- Problem details -
Print the material below exactly as it stands, please, from its first line to the line holding "import numpy as np", with no pictures.

- Provided data -
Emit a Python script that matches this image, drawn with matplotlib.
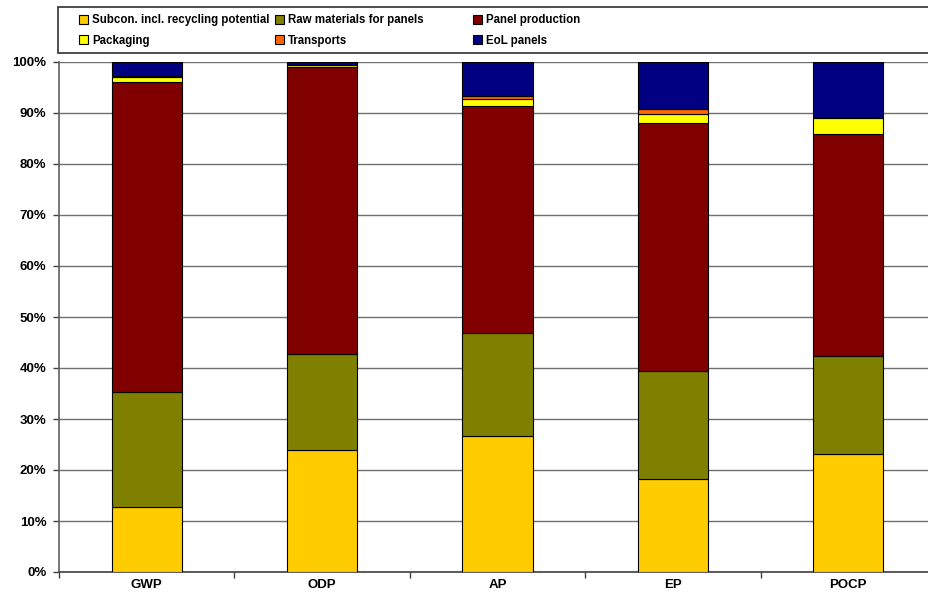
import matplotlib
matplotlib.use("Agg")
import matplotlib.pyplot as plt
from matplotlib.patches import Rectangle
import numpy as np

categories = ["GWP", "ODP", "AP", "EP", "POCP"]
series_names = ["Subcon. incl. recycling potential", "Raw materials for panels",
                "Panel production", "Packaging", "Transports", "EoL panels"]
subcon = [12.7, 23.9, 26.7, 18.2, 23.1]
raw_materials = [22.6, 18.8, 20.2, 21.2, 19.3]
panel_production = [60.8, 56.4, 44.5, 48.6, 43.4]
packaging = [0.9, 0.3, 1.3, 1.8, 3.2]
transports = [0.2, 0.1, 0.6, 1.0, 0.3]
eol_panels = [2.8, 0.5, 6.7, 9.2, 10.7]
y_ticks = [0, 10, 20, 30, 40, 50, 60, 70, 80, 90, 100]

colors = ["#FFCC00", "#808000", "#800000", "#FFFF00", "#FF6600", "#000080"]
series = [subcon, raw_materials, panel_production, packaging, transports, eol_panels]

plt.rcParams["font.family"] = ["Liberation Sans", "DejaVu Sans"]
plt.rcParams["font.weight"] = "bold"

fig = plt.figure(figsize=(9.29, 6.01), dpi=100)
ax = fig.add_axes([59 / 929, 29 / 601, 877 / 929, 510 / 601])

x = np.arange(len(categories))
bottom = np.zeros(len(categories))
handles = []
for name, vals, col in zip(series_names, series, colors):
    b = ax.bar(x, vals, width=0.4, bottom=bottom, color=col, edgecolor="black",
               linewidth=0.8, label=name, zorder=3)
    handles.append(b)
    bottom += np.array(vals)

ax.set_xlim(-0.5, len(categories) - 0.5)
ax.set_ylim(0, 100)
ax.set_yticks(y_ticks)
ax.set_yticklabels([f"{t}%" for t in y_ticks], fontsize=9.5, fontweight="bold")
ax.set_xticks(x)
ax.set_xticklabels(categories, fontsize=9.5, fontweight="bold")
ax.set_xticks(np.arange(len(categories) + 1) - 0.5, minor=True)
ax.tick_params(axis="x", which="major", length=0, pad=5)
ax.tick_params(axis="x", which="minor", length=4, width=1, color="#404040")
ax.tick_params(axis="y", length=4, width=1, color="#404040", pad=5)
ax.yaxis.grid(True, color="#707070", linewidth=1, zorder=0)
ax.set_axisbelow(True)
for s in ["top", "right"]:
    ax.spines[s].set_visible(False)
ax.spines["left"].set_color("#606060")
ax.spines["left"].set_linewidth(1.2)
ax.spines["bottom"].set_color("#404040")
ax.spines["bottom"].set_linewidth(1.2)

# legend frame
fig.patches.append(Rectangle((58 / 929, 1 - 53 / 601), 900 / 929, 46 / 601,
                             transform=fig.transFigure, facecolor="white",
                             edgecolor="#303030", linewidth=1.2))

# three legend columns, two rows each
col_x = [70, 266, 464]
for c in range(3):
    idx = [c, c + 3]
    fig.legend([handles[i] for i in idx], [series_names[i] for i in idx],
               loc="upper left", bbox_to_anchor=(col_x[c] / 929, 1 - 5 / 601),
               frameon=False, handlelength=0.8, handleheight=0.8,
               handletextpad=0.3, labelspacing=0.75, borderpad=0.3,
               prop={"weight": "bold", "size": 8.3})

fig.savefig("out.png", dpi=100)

- Written answer -
Emit a Python script that matches this image, drawn with matplotlib.
import matplotlib
matplotlib.use("Agg")
import matplotlib.pyplot as plt
from matplotlib.patches import Rectangle
import numpy as np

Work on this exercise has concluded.